→ **Your instructions**: Omit the pictures and print exactly the lines of the listing below, starting at the first and ending at the line containing "y_top = 350".

##########

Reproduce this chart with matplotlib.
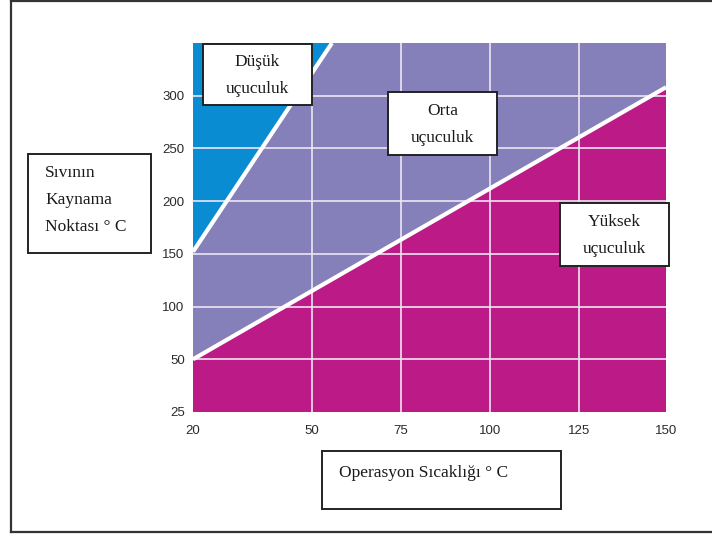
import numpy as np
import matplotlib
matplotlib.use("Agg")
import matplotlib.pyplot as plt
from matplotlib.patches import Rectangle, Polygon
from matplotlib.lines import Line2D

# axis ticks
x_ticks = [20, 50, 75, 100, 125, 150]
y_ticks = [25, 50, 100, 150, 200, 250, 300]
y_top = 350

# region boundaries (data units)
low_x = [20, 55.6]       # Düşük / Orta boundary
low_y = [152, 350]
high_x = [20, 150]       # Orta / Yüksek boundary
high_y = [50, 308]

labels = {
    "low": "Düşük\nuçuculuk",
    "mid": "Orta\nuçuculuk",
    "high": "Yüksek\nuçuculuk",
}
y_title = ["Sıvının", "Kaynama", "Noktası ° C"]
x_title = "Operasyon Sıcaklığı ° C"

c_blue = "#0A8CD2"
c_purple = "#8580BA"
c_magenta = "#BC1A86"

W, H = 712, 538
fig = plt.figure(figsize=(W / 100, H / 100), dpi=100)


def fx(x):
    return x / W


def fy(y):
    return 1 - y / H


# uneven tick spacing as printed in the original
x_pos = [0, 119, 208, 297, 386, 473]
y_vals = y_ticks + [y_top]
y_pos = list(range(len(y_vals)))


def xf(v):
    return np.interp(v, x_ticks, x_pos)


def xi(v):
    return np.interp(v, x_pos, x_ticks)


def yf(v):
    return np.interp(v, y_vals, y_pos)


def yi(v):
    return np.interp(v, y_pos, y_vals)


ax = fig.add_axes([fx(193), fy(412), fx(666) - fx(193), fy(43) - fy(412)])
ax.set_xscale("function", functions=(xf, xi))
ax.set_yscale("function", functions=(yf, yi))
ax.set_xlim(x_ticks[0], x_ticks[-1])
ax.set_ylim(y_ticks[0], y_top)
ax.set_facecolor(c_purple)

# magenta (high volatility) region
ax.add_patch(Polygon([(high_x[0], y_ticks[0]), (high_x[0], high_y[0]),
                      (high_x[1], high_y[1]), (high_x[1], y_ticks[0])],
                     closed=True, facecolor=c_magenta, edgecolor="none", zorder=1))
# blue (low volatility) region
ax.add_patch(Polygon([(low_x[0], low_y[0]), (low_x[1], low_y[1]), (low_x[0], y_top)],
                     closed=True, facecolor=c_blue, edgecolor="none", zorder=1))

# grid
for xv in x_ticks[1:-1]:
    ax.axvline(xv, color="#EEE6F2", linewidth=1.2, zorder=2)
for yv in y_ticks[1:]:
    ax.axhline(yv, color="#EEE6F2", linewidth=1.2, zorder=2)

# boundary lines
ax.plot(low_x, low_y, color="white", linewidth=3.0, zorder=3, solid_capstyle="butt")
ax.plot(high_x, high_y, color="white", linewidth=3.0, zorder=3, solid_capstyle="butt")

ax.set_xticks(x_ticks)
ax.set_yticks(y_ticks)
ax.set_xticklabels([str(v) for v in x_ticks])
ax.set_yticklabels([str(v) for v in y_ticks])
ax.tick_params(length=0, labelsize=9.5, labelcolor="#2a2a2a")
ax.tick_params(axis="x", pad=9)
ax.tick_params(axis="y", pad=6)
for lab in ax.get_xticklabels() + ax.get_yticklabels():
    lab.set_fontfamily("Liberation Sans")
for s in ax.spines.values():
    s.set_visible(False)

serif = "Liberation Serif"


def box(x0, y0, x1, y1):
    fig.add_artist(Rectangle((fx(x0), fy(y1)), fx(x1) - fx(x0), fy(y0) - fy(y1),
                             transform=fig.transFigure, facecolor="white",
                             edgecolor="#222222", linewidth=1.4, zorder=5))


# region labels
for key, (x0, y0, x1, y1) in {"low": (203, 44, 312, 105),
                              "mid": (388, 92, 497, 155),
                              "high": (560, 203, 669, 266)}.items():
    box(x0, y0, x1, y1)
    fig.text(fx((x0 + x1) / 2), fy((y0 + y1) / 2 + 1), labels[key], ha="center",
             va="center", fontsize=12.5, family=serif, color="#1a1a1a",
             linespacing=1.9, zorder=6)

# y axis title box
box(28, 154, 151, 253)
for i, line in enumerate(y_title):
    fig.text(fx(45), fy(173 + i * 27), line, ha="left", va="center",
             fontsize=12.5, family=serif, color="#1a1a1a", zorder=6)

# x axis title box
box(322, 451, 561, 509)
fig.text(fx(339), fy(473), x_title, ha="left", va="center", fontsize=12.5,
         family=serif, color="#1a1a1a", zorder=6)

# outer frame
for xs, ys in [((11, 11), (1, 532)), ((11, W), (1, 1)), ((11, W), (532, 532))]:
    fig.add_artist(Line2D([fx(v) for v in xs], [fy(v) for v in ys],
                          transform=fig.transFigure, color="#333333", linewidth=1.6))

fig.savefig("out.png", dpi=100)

##########

→ **Task result**:
Reproduce this chart with matplotlib.
import numpy as np
import matplotlib
matplotlib.use("Agg")
import matplotlib.pyplot as plt
from matplotlib.patches import Rectangle, Polygon
from matplotlib.lines import Line2D

# axis ticks
x_ticks = [20, 50, 75, 100, 125, 150]
y_ticks = [25, 50, 100, 150, 200, 250, 300]
y_top = 350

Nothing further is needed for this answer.